Pero el reverso de aquel razonamiento también constituye un error. El apego político a lo que se considera «realista» conduce, en el mejor de los casos, a un acomodamiento cada vez más cínico a las condiciones más miserables de «lo posible». Así, con cada adaptación pragmática, un movimiento que originalmente se planteaba «de cambio» termina mutando en una fuerza del orden. El apego a lo fáctico puede terminar en la peor de las desilusiones.

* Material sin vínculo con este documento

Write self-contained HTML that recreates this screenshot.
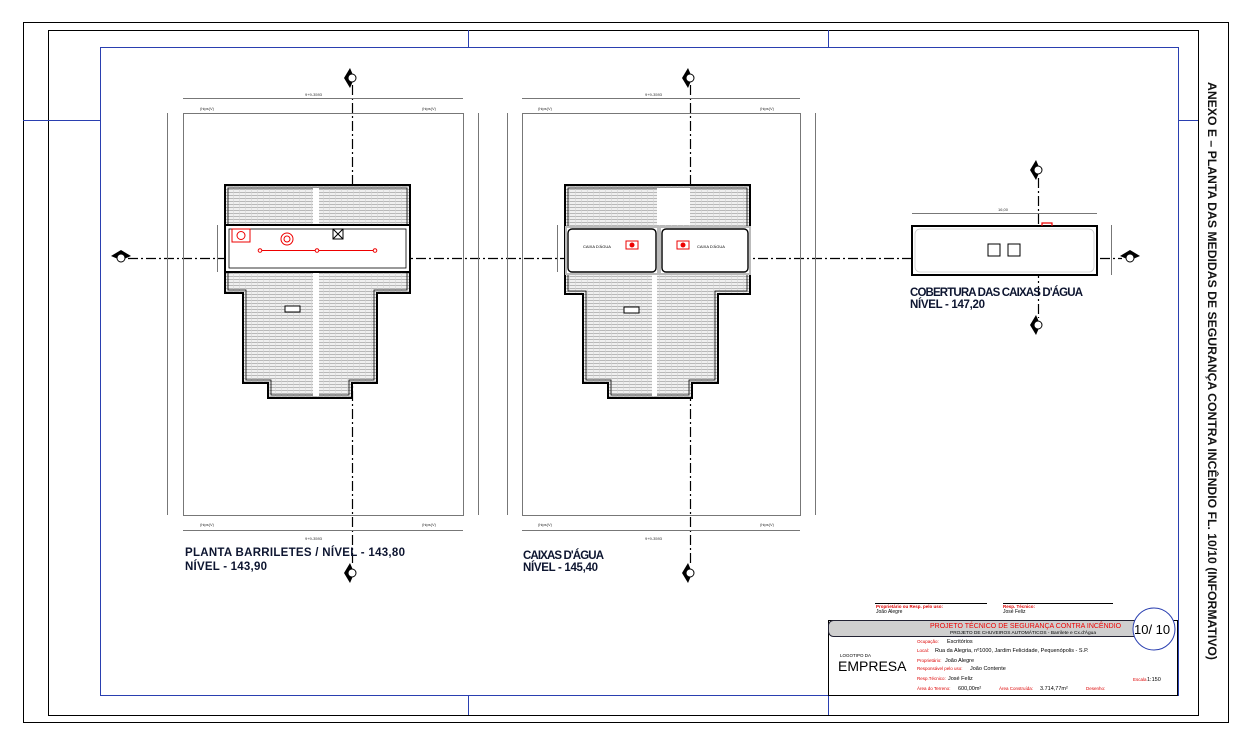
<!DOCTYPE html>
<html><head><meta charset="utf-8"><style>
html,body{margin:0;padding:0;background:#fff}
svg{display:block}
text{font-family:"Liberation Sans",Arial,sans-serif}
</style></head><body>
<svg width="1247" height="746" viewBox="0 0 1247 746" xmlns="http://www.w3.org/2000/svg">
<defs>
<pattern id="h" width="6" height="3" patternUnits="userSpaceOnUse">
<rect width="6" height="3" fill="#f0f0f0"/>
<line x1="0" y1="0.5" x2="6" y2="0.5" stroke="#b8b8b8" stroke-width="1"/>
<line x1="5.5" y1="0" x2="5.5" y2="3" stroke="#d4d4d4" stroke-width="0.6"/>
</pattern>
<g id="sm"><path d="M0,-10 L-6,0 L0,10 L3,3 L3,-3 Z" fill="#000"/><circle cx="2" cy="0" r="4" fill="#fff" stroke="#000" stroke-width="1"/></g>
<g id="smh"><path d="M-10,0 L0,-6 L10,0 L3,3 L-3,3 Z" fill="#000"/><circle cx="0" cy="2" r="4" fill="#fff" stroke="#000" stroke-width="1"/></g>
</defs>
<rect width="1247" height="746" fill="#fff"/>
<rect x="23.5" y="22.5" width="1205" height="700" fill="none" stroke="#000" stroke-width="1"/>
<rect x="48.5" y="30.5" width="1150" height="685" fill="none" stroke="#000" stroke-width="1"/>
<rect x="100.5" y="47.5" width="1078" height="648" fill="none" stroke="#2a3fb0" stroke-width="1"/>
<g stroke="#2a3fb0" stroke-width="1">
<line x1="468.5" y1="30" x2="468.5" y2="47"/><line x1="828.5" y1="30" x2="828.5" y2="47"/>
<line x1="468.5" y1="695" x2="468.5" y2="715"/><line x1="828.5" y1="695" x2="828.5" y2="715"/>
<line x1="23" y1="120.5" x2="100" y2="120.5"/><line x1="1178" y1="120.5" x2="1198" y2="120.5"/>
</g>
<text transform="translate(1208,82) rotate(90)" font-size="12" font-weight="bold" fill="#111" textLength="578" lengthAdjust="spacingAndGlyphs">ANEXO E – PLANTA DAS MEDIDAS DE SEGURANÇA CONTRA INCÊNDIO FL. 10/10  (INFORMATIVO)</text>

<g stroke="#000" stroke-width="1.2" stroke-dasharray="10,3,2,3" fill="none">
<line x1="352.5" y1="85" x2="352.5" y2="566"/>
<line x1="690.5" y1="85" x2="690.5" y2="566"/>
<line x1="1038.5" y1="178" x2="1038.5" y2="318"/>
<line x1="128" y1="258.5" x2="1122" y2="258.5"/>
</g>
<use href="#sm" x="350" y="78"/><use href="#sm" x="350" y="573"/>
<use href="#sm" x="688" y="78"/><use href="#sm" x="688" y="573"/>
<use href="#sm" x="1036" y="170"/><use href="#sm" x="1036" y="325"/>
<use href="#smh" x="121" y="256"/><use href="#smh" x="1130" y="256"/>

<g fill="none" stroke="#777" stroke-width="1">
<rect x="183.5" y="113.5" width="280" height="402"/>
<line x1="183" y1="98.5" x2="463" y2="98.5"/><line x1="183" y1="530.5" x2="463" y2="530.5"/>
<line x1="167.5" y1="113" x2="167.5" y2="515"/><line x1="478.5" y1="113" x2="478.5" y2="515"/>
<rect x="522.5" y="113.5" width="278" height="402"/>
<line x1="522" y1="98.5" x2="800" y2="98.5"/><line x1="522" y1="530.5" x2="800" y2="530.5"/>
<line x1="507.5" y1="113" x2="507.5" y2="515"/><line x1="815.5" y1="113" x2="815.5" y2="515"/>
<line x1="912" y1="213.5" x2="1097" y2="213.5"/><line x1="1111.5" y1="225" x2="1111.5" y2="275"/>
<line x1="217.5" y1="225" x2="217.5" y2="272"/><line x1="557.5" y1="225" x2="557.5" y2="272"/>
</g>
<g font-size="4" fill="#333">
<text x="305" y="96">9+9-3593</text><text x="200" y="110">(hips(V)</text><text x="422" y="110">(hips(V)</text>
<text x="200" y="526">(hips(V)</text><text x="422" y="526">(hips(V)</text><text x="305" y="540">9+9-3593</text>
<text x="645" y="96">9+9-3593</text><text x="538" y="110">(hips(V)</text><text x="760" y="110">(hips(V)</text>
<text x="538" y="526">(hips(V)</text><text x="645" y="540">9+9-3593</text><text x="760" y="526">(hips(V)</text>
<text x="998" y="211">16,00</text>
</g>

<path d="M225,185 H410 V293 H377 V383 H352 V398 H268 V383 H243 V293 H225 Z" fill="url(#h)" stroke="#000" stroke-width="2"/>
<path d="M228,188 H407 V290 H374 V380 H349 V395 H271 V380 H246 V290 H228 Z" fill="none" stroke="#000" stroke-width="0.8"/>
<rect x="313" y="188" width="6" height="37" fill="#fff"/>
<rect x="313" y="272" width="6" height="124" fill="#fff"/>
<rect x="225" y="225" width="185" height="47" fill="#fff" stroke="#000" stroke-width="2"/>
<rect x="229" y="229" width="177" height="39" fill="none" stroke="#000" stroke-width="0.8"/>
<rect x="285" y="306" width="15" height="6" fill="#fff" stroke="#000"/>
<rect x="232" y="229" width="18" height="13" fill="none" stroke="#e00" stroke-width="1"/>
<circle cx="241" cy="235.5" r="4" fill="none" stroke="#e00"/>
<circle cx="287" cy="239" r="6" fill="none" stroke="#e00"/><circle cx="287" cy="239" r="3" fill="none" stroke="#e00"/>
<rect x="333" y="229" width="10" height="10" fill="none" stroke="#000"/>
<path d="M333,229 L343,239 M343,229 L333,239" stroke="#000"/>
<line x1="260" y1="250.5" x2="375" y2="250.5" stroke="#e00" stroke-width="1"/>
<circle cx="260" cy="250.5" r="1.8" fill="#fff" stroke="#e00"/><circle cx="317" cy="250.5" r="1.8" fill="#fff" stroke="#e00"/><circle cx="375" cy="250.5" r="1.8" fill="#fff" stroke="#e00"/>

<path d="M565,185 H750 V294 H718 V383 H692 V398 H608 V383 H583 V294 H565 Z" fill="url(#h)" stroke="#000" stroke-width="2"/>
<path d="M568,188 H747 V291 H715 V380 H689 V395 H611 V380 H586 V291 H568 Z" fill="none" stroke="#000" stroke-width="0.8"/>
<rect x="657" y="188" width="33" height="37" fill="#fff"/>
<rect x="652" y="272" width="5" height="124" fill="#fff"/>
<rect x="566" y="227" width="92" height="47" fill="#fff" stroke="#bbb" stroke-width="2"/>
<rect x="660" y="227" width="90" height="47" fill="#fff" stroke="#bbb" stroke-width="2"/>
<rect x="568" y="229" width="88" height="43" rx="4" fill="#fff" stroke="#000" stroke-width="1.4"/>
<rect x="662" y="229" width="86" height="43" rx="4" fill="#fff" stroke="#000" stroke-width="1.4"/>
<rect x="624" y="307" width="15" height="6" fill="#fff" stroke="#000"/>
<rect x="626" y="241" width="12" height="8" fill="none" stroke="#e00"/><circle cx="632" cy="245" r="2.5" fill="#e00"/>
<rect x="677" y="241" width="12" height="8" fill="none" stroke="#e00"/><circle cx="683" cy="245" r="2.5" fill="#e00"/>
<g font-size="4" fill="#000"><text x="583" y="248">CAIXA  D'ÁGUA</text><text x="697" y="248">CAIXA  D'ÁGUA</text></g>

<rect x="912" y="226" width="185" height="49" fill="#fff" stroke="#000" stroke-width="2"/>
<rect x="915" y="229" width="179" height="43" rx="5" fill="none" stroke="#ccc" stroke-width="0.8"/>
<rect x="988" y="244" width="12" height="12" fill="none" stroke="#000"/>
<rect x="1008" y="244" width="12" height="12" fill="none" stroke="#000"/>
<path d="M1042,226 V223 H1052 V226" fill="none" stroke="#e00" stroke-width="1.2"/>

<g font-weight="bold" font-size="11.5" fill="#0d1530" lengthAdjust="spacingAndGlyphs">
<text x="185" y="556" textLength="220">PLANTA BARRILETES / NÍVEL - 143,80</text>
<text x="185" y="570" textLength="82">NÍVEL - 143,90</text>
<text x="523" y="559" textLength="81">CAIXAS D'ÁGUA</text>
<text x="523" y="571" textLength="75">NÍVEL - 145,40</text>
<text x="910" y="296" textLength="173">COBERTURA DAS CAIXAS D'ÁGUA</text>
<text x="910" y="308" textLength="75">NÍVEL - 147,20</text>
</g>

<line x1="875" y1="603.5" x2="987" y2="603.5" stroke="#000"/>
<line x1="1003" y1="603.5" x2="1113" y2="603.5" stroke="#000"/>
<text x="876" y="608" font-size="4.5" fill="#d00" font-weight="bold">Proprietário ou Resp. pelo uso:</text>
<text x="876" y="613" font-size="5" fill="#000">João Alegre</text>
<text x="1003" y="608" font-size="4.5" fill="#d00" font-weight="bold">Resp. Técnico:</text>
<text x="1003" y="613" font-size="5" fill="#000">José Feliz</text>
<rect x="828.5" y="620.5" width="349" height="75" fill="#fff" stroke="#000"/>
<rect x="828.5" y="620.5" width="330" height="16" rx="5" fill="#cfcfcf" stroke="#223" stroke-width="1"/>
<text x="930" y="628" font-size="7" fill="#e00">PROJETO TÉCNICO DE SEGURANÇA CONTRA INCÊNDIO</text>
<text x="950" y="634" font-size="4.8" fill="#000">PROJETO DE CHUVEIROS AUTOMÁTICOS - Barrilete e Cx.d'Água</text>
<circle cx="1154" cy="629" r="21" fill="#fff" stroke="#2a3fb0" stroke-width="1"/>
<text x="1134" y="634" font-size="13" fill="#000">10/ 10</text>
<text x="840" y="657" font-size="4.5" fill="#000">LOGOTIPO DA</text>
<text x="838" y="671" font-size="14" fill="#000">EMPRESA</text>
<g font-size="5.5">
<text x="917" y="643" fill="#d00" font-size="4.5">Ocupação:</text><text x="947" y="643">Escritórios</text>
<text x="917" y="652" fill="#d00" font-size="4.5">Local:</text><text x="935" y="652">Rua da Alegria, nº1000, Jardim Felicidade, Pequenópolis - S.P.</text>
<text x="917" y="662" fill="#d00" font-size="4.5">Proprietário:</text><text x="945" y="662">João Alegre</text>
<text x="917" y="670" fill="#d00" font-size="4.5">Responsável pelo uso:</text><text x="970" y="670">João Contente</text>
<text x="917" y="680" fill="#d00" font-size="4.5">Resp.Técnico:</text><text x="948" y="680">José Feliz</text>
<text x="1133" y="681" fill="#d00" font-size="4.5">Escala</text><text x="1147" y="681">1:150</text>
<text x="917" y="690" fill="#d00" font-size="4.5">Área do Terreno:</text><text x="958" y="690">600,00m²</text>
<text x="999" y="690" fill="#d00" font-size="4.5">Área Construída:</text><text x="1040" y="690">3.714,77m²</text>
<text x="1086" y="690" fill="#d00" font-size="4.5">Desenho:</text>
</g>
</svg>
</body></html>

Por ello, una política que no pierda de vista su rumbo estratégico, que no renuncie a sus ideales utópicos, es a menudo más sensata que la mayor de las sobriedades pragmáticas. En 2019, Evo fue excesivamente «realista»: minimizó las posibilidades del golpismo, no quiso cometer la «locura» de enfrentar socialmente a la reacción y terminó descalabrado. La ruptura del MAS aparece también como manifestación del minimalismo estratégico (Mayorga, 2019) iniciado el 2009, de la reducción del movimiento social a un factor de presión contra los enemigos de clase, de la subsunción a una institucionalidad estatal renovada declarativamente pero perpetuada en sus prácticas tradicionales.
El Tribunal Constitucional, esa suerte de Olimpo que decide cuándo y cómo se cumple la Constitución, ha actuado conscientemente para obligar al poder Legislativo a violar la Constitución. De esta manera, en simultáneo a la crisis de la principal fuerza política del país, continúa profundizándose una crisis institucional de conjunto.

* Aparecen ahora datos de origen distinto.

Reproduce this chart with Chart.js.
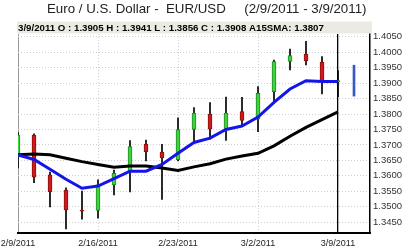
<!DOCTYPE html>
<html><head><meta charset="utf-8">
<script src="https://cdn.jsdelivr.net/npm/chart.js@4.4.1/dist/chart.umd.min.js"></script>
<style>html,body{margin:0;padding:0;background:#fff;overflow:hidden}#wrap{position:relative;width:404px;height:251px}</style>
</head><body><div id="wrap"><canvas id="c" width="404" height="251"></canvas></div>
<script>
// ---- data ----
const dateLabels = ['2/9/2011','2/16/2011','2/23/2011','3/2/2011','3/9/2011'];
const dateIndex  = [0,5,10,15,20];
const openV  = [1.3661,1.3732,1.3603,1.3554,1.3489,1.3488,1.3571,1.3617,1.3703,1.3677,1.3652,1.3750,1.3800,1.3749,1.3808,1.3783,1.3872,1.3970,1.3994,1.3967,1.3905];
const highV  = [1.3740,1.3736,1.3612,1.3561,1.3551,1.3587,1.3619,1.3714,1.3716,1.3702,1.3788,1.3821,1.3837,1.3855,1.3854,1.3889,1.3975,1.4010,1.4035,1.3986,1.3941];
const lowV   = [1.3626,1.3578,1.3499,1.3428,1.3460,1.3463,1.3538,1.3548,1.3648,1.3524,1.3648,1.3713,1.3719,1.3715,1.3761,1.3743,1.3842,1.3943,1.3959,1.3865,1.3856];
const closeV = [1.3732,1.3596,1.3549,1.3490,1.3486,1.3571,1.3608,1.3695,1.3678,1.3658,1.3750,1.3803,1.3751,1.3803,1.3779,1.3867,1.3970,1.3989,1.3972,1.3909,1.3908];
const fastMA = [1.3668,1.3653,1.3621,1.3589,1.3560,1.3567,1.3591,1.3615,1.3615,1.3637,1.3673,1.3708,1.3722,1.3750,1.3761,1.3790,1.3838,1.3881,1.3908,1.3905,1.3905];
const sma15  = [1.3668,1.3671,1.3668,1.3657,1.3646,1.3637,1.3628,1.3632,1.3632,1.3625,1.3617,1.3629,1.3639,1.3654,1.3664,1.3673,1.3697,1.3728,1.3757,1.3782,1.3807];
const forecastIndex = 21;
const forecastRange = [1.3858, 1.3958];
const yTickValues = [1.3450,1.3500,1.3550,1.3600,1.3650,1.3700,1.3750,1.3800,1.3850,1.3900,1.3950,1.4000,1.4050];
const titleText = 'Euro / U.S. Dollar -  EUR/USD     (2/9/2011 - 3/9/2011)';
const infoText  = '3/9/2011 O : 1.3905 H : 1.3941 L : 1.3856 C : 1.3908 A15SMA: 1.3807';

// ---- build ----
const idx = openV.map((_, i) => i);
const up = idx.map(i => closeV[i] >= openV[i]);
const wickData = idx.map(i => ({x: i, y: [lowV[i], highV[i]]}));
const bodyData = idx.map(i => ({x: i, y: [openV[i], closeV[i]]}));

const deco = {
  id: 'deco',
  afterDraw(chart) {
    const ctx = chart.ctx, a = chart.chartArea;
    ctx.save();
    ctx.fillStyle = '#ecebe3';
    ctx.fillRect(a.left - 1, 21.5, a.right - a.left + 3, 12);
    ctx.fillStyle = '#000';
    ctx.font = 'bold 9.7px "Liberation Sans", Arial, sans-serif';
    ctx.textBaseline = 'middle';
    ctx.textAlign = 'left';
    ctx.fillText(infoText, 18, 28);
    ctx.fillStyle = '#222';
    ctx.font = '13.3px "Liberation Sans", Arial, sans-serif';
    ctx.fillText(titleText, 47, 9);
    ctx.restore();
  }
};

new Chart(document.getElementById('c'), {
  type: 'bar',
  data: {
    datasets: [
      { type: 'line', data: idx.map(i => ({x: i, y: fastMA[i]})), borderColor: '#1515e8', borderWidth: 3, pointRadius: 0, tension: 0, order: 0, clip: 0 },
      { type: 'line', data: idx.map(i => ({x: i, y: sma15[i]})), borderColor: '#000', borderWidth: 3, pointRadius: 0, tension: 0, order: 1, clip: 0 },
      { data: bodyData, backgroundColor: up.map(u => u ? '#3fd43f' : '#d41818'), borderColor: up.map(u => u ? '#1f8a1f' : '#8a1010'), borderWidth: 1, borderSkipped: false, barThickness: 4, minBarLength: 1, grouped: false, order: 2, clip: 0 },
      { data: wickData, backgroundColor: '#000', barThickness: 1, grouped: false, order: 3, clip: 0 },
      { data: [{x: forecastIndex, y: forecastRange}], backgroundColor: '#3a58c4', barThickness: 2, grouped: false, order: 3, clip: 0 }
    ]
  },
  options: {
    responsive: false, animation: false, devicePixelRatio: 1,
    layout: { padding: { left: 18, top: 34, right: 0, bottom: 0 } },
    plugins: { legend: { display: false }, tooltip: { enabled: false }, title: { display: false } },
    scales: {
      x: {
        type: 'linear', min: 0, max: 22, offset: false,
        afterBuildTicks: s => { s.ticks = dateIndex.map(v => ({value: v})); },
        afterFit: s => { s.height = 18; s.paddingLeft = 0; s.paddingRight = 0; },
        ticks: { autoSkip: false, maxRotation: 0, padding: 5, color: '#222', font: { size: 9, family: '"Liberation Sans", Arial, sans-serif' },
          callback: (v, i) => dateLabels[i] },
        grid: { offset: false, drawTicks: false,
          color: c => { const v = c.tick && c.tick.value; return v === 0 ? '#9a9a9a' : (v === 20 ? '#000' : '#cfcfcf'); },
          lineWidth: c => (c.tick && c.tick.value === 20) ? 1.3 : 1 },
        border: { display: true, color: '#000', width: 2,
          dash: c => { const v = c.tick && c.tick.value; return (v === 0 || v === 20) ? [] : [1, 2]; } }
      },
      y: {
        type: 'linear', position: 'right', min: 1.3415, max: 1.4059,
        afterBuildTicks: s => { s.ticks = yTickValues.map(v => ({value: v})); },
        afterFit: s => { s.width = 34; s.paddingTop = 0; s.paddingBottom = 0; },
        ticks: { padding: 3, color: '#333', font: { size: 9.5, family: '"Liberation Sans", Arial, sans-serif' },
          callback: v => Number(v).toFixed(4) },
        grid: { drawTicks: false, color: '#cfcfcf' },
        border: { display: true, color: '#000', width: 1.5, dash: [1, 2] }
      }
    }
  },
  plugins: [deco]
});
</script></body></html>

Dadas las dimensiones históricas del proceso político abierto desde la llegada del MAS al gobierno, no es exagerado considerar que un desquiciamiento de los aparatos masistas puede llevar a su base social a la desmoralización y a una derrota que exceda por mucho el mero revés electoral.
Precisamente, y por las dimensiones del peligro, es urgente orientar todos los esfuerzos —fundamentalmente al interior del movimiento obrero, campesino y popular— a discutir nuevas agendas políticas que apunten a aspectos clave y de interés común, como elevar la calidad de los servicios educativos y de salud, reformar a fondo la justicia estatal y fortalecer los derechos democráticos de las mujeres, la juventud y los pueblos indígenas. La pasividad y la subordinación a las sórdidas disputas de los aparatos políticos es un camino pavimentado rumbo a la división, el descreimiento y, finalmente, la derrota.